Was kann ein Wahlboykott bewirken?
In einer ganz ähnlichen Krise wie 2009 befindet sich die Islamische Republik Iran auch jetzt. Der Reformer Ruhani versprach Reformen, wirtschaftlichen Aufschwung, mehr Frauenrechte. Konkret geändert hat sich nichts. Am schlimmsten sieht es für die Wirtschaft aus. Um geschätzte 4,8 Prozent ist das iranische Bruttoinlandsprodukt 2018 eingebrochen, weitere minus 9,5 Prozent waren es im Jahr 2019. Tendenz weiter sinkend.
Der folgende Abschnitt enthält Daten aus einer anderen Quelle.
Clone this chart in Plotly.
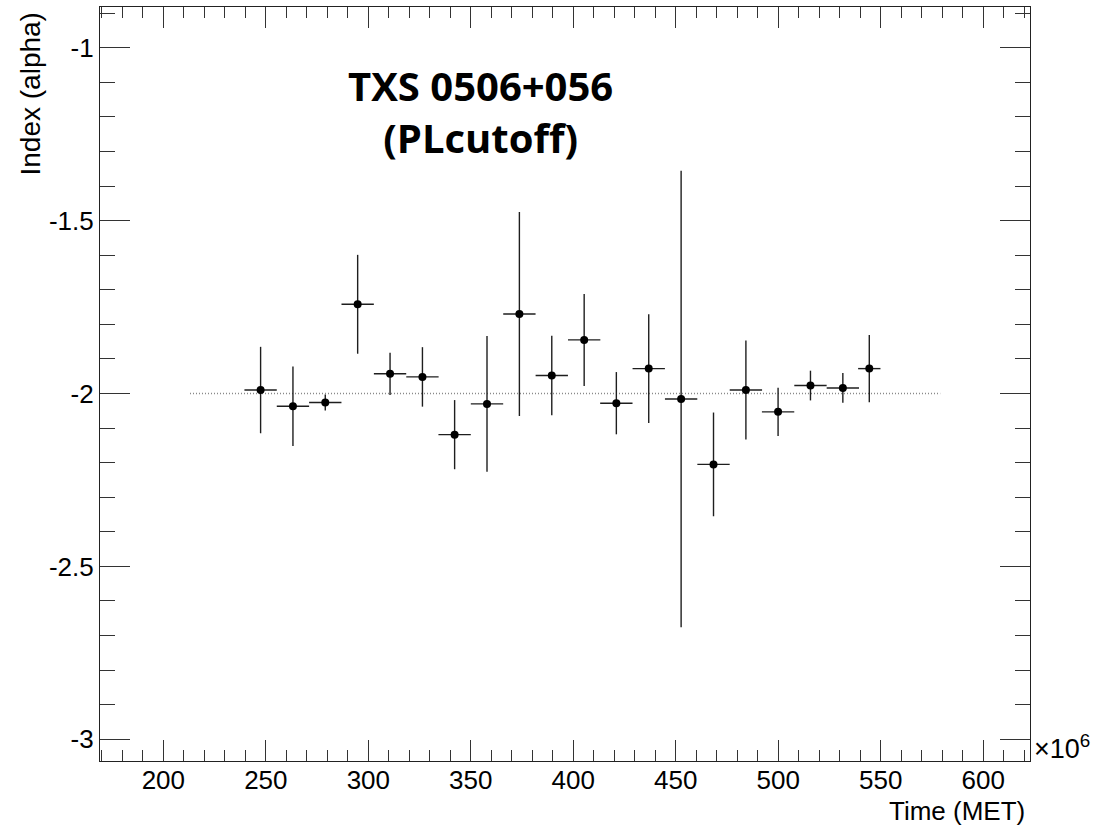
import plotly.graph_objects as go

# Six-month time bins (MET, units of 1e6 s): centres and half-widths
time_mid = [247.45, 263.23, 279.00, 294.80, 310.60, 326.40, 342.10, 357.90, 373.70, 389.50,
            405.30, 421.00, 436.80, 452.60, 468.40, 484.20, 499.90, 515.70, 531.50, 544.40]
time_halfwidth = [7.89, 7.89, 7.89, 7.89, 7.89, 7.89, 7.89, 7.89, 7.89, 7.89,
                  7.89, 7.89, 7.89, 7.89, 7.89, 7.89, 7.89, 7.89, 7.89, 5.45]

# Fitted photon index per bin and its uncertainty
index_alpha = [-1.990, -2.037, -2.026, -1.742, -1.943, -1.952, -2.119, -2.030, -1.770, -1.948,
               -1.845, -2.028, -1.928, -2.016, -2.205, -1.990, -2.053, -1.977, -1.984, -1.928]
index_err = [0.125, 0.115, 0.023, 0.143, 0.061, 0.086, 0.100, 0.196, 0.295, 0.115,
             0.133, 0.090, 0.157, 0.660, 0.150, 0.143, 0.070, 0.043, 0.043, 0.097]

# Reference level (average index) drawn across the time span
ref_x = [213.0, 579.0]
ref_y = [-2.0, -2.0]

x_tick_vals = [200, 250, 300, 350, 400, 450, 500, 550, 600]
x_tick_text = ["200", "250", "300", "350", "400", "450", "500", "550", "600"]
y_tick_vals = [-1.0, -1.5, -2.0, -2.5, -3.0]
y_tick_text = ["-1", "-1.5", "-2", "-2.5", "-3"]

W, H = 1100, 828
L, R, T, B = 100, 70, 7, 67
pw, ph = W - L - R, H - T - B

FONT = "Liberation Sans, Arial, sans-serif"

fig = go.Figure()

fig.add_trace(go.Scatter(
    x=ref_x, y=ref_y, mode="lines",
    line=dict(color="#8a8a8a", width=1.5, dash="1px,2px"),
    hoverinfo="skip", showlegend=False,
))

fig.add_trace(go.Scatter(
    x=time_mid, y=index_alpha, mode="markers",
    marker=dict(color="black", size=8, symbol="circle"),
    error_x=dict(type="data", array=time_halfwidth, visible=True,
                 color="#1e1e1e", thickness=1.4, width=0),
    error_y=dict(type="data", array=index_err, visible=True,
                 color="#1e1e1e", thickness=1.4, width=0),
    showlegend=False,
))

axis_common = dict(
    showline=True, linecolor="#222222", linewidth=1.2, mirror="allticks",
    ticks="inside", tickcolor="#333333", tickwidth=1,
    showgrid=False, zeroline=False,
    tickfont=dict(family=FONT, size=26, color="black"),
    tickmode="array",
)

fig.update_xaxes(
    range=[169.1, 622.8],
    tickvals=x_tick_vals, ticktext=x_tick_text,
    ticklen=21, ticklabelstandoff=-4,
    minor=dict(ticks="inside", ticklen=11, tickmode="linear", tick0=170, dtick=10,
               tickcolor="#333333", tickwidth=1, showgrid=False),
    **axis_common,
)
fig.update_yaxes(
    range=[-3.0628, -0.8822],
    tickvals=y_tick_vals, ticktext=y_tick_text,
    ticklen=30,
    minor=dict(ticks="inside", ticklen=15, tickmode="linear", tick0=-3.0, dtick=0.1,
               tickcolor="#333333", tickwidth=1, showgrid=False),
    **axis_common,
)

def px_x(px):
    return (px - L) / pw

def px_y(py):
    return (H - B - py) / ph

annotations = [
    dict(text="<b>TXS 0506+056</b><br><b>(PLcutoff)</b>",
         x=px_x(480), y=px_y(56), xref="paper", yref="paper",
         xanchor="center", yanchor="top", showarrow=False, align="center",
         font=dict(family="Open Sans, sans-serif", size=40, color="black")),
    dict(text="Index (alpha)", textangle=-90,
         x=px_x(30), y=px_y(11), xref="paper", yref="paper",
         xanchor="center", yanchor="top", showarrow=False,
         font=dict(family=FONT, size=28, color="black")),
    dict(text="Time (MET)",
         x=px_x(1027), y=px_y(811), xref="paper", yref="paper",
         xanchor="right", yanchor="middle", showarrow=False,
         font=dict(family=FONT, size=26, color="black")),
    dict(text="×10<sup>6</sup>",
         x=px_x(1032), y=px_y(747), xref="paper", yref="paper",
         xanchor="left", yanchor="middle", showarrow=False,
         font=dict(family=FONT, size=27, color="black")),
]

fig.update_layout(
    width=W, height=H,
    margin=dict(l=L, r=R, t=T, b=B, pad=0),
    paper_bgcolor="white", plot_bgcolor="white",
    annotations=annotations,
    showlegend=False,
)

fig.write_html("out.html")
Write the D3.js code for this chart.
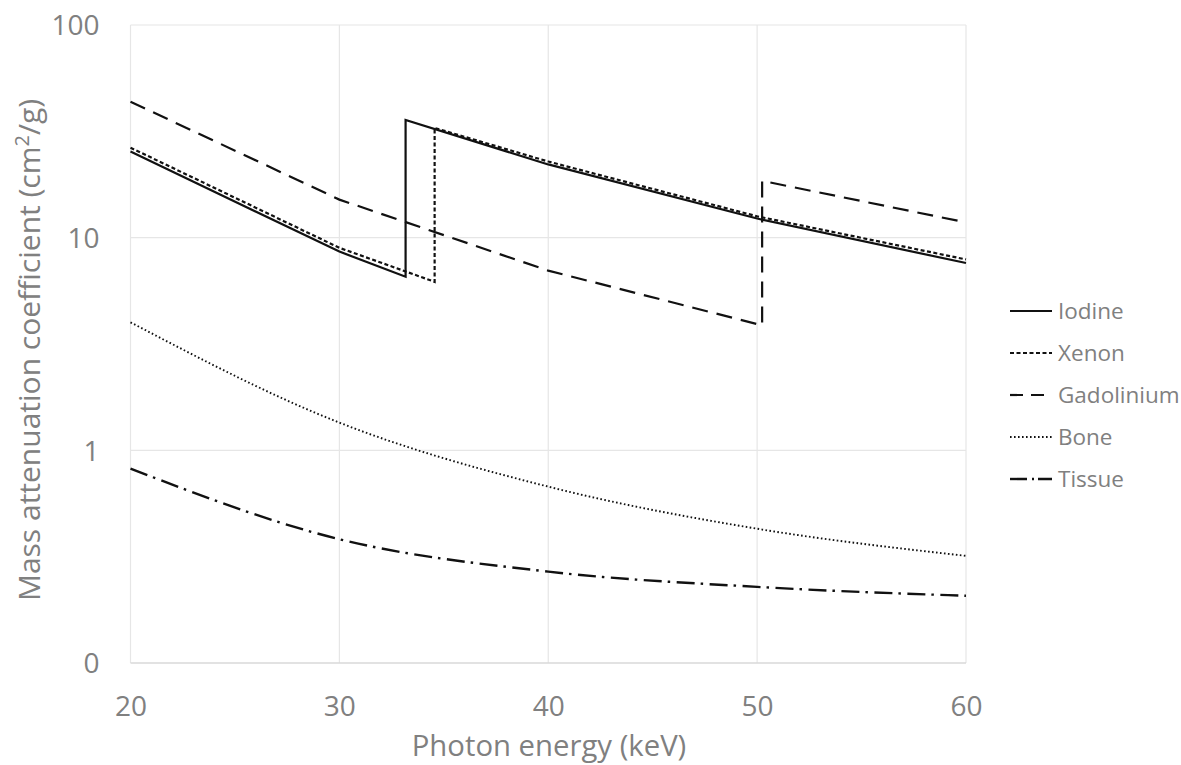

Dabei sah es zu Beginn der zweiten Amtszeit Ruhanis im Jahr 2017 noch rosig aus. Die Wirtschaft war im Aufschwung, der Atomdeal und verbesserte Beziehungen zur EU versprachen massenhaft Investitionen aus dem Ausland. Erst Trumps Ausstieg aus dem Atomdeal, die darauffolgenden Sanktionen und die militärischen Beinahe-Eskalationen, die im Januar zu einem Höhepunkt kamen, hievten die Hardliner im Iran wieder an die Macht.
Das konservative Establishment ist sich im Iran einig, dass es eine einheitliche Front braucht, um den völlig enthemmten USA und unzuverlässigen europäischen Partnern die Stirn bieten zu können. Dementsprechend mobilisierten die islamistischen Konservativen rund um Ali Khamenei alle Kräfte und Möglichkeiten, die ihnen zur Verfügung standen, um das Land wieder unter die umfassende Kontrolle der Hardliner zu bringen.
Leidtragende dieser Dynamik sind die Iranerinnen und Iraner. Ein Wahlboykott scheint im Augenblick ihre letzte Möglichkeit einer wirksamen Mitbestimmung zu sein. Wenn nur genügend Menschen sich dem Boykott anschließen und die Wahlzettel unausgefüllt bleiben - so lautet die Hoffnung - dann wird offensichtlich, dass das System der islamischen Republik keinen Rückhalt in der Bevölkerung mehr hat. Und dass dem System damit auch jegliche Legitimation abhandenkommt.
Ausgerechnet der fundamentalistische Justizchef Ebrahim Raisi bestätigt dieses Kalkül mit drohenden Worten: "Wer die Wahlen schwächt, steht im Lager des Feindes."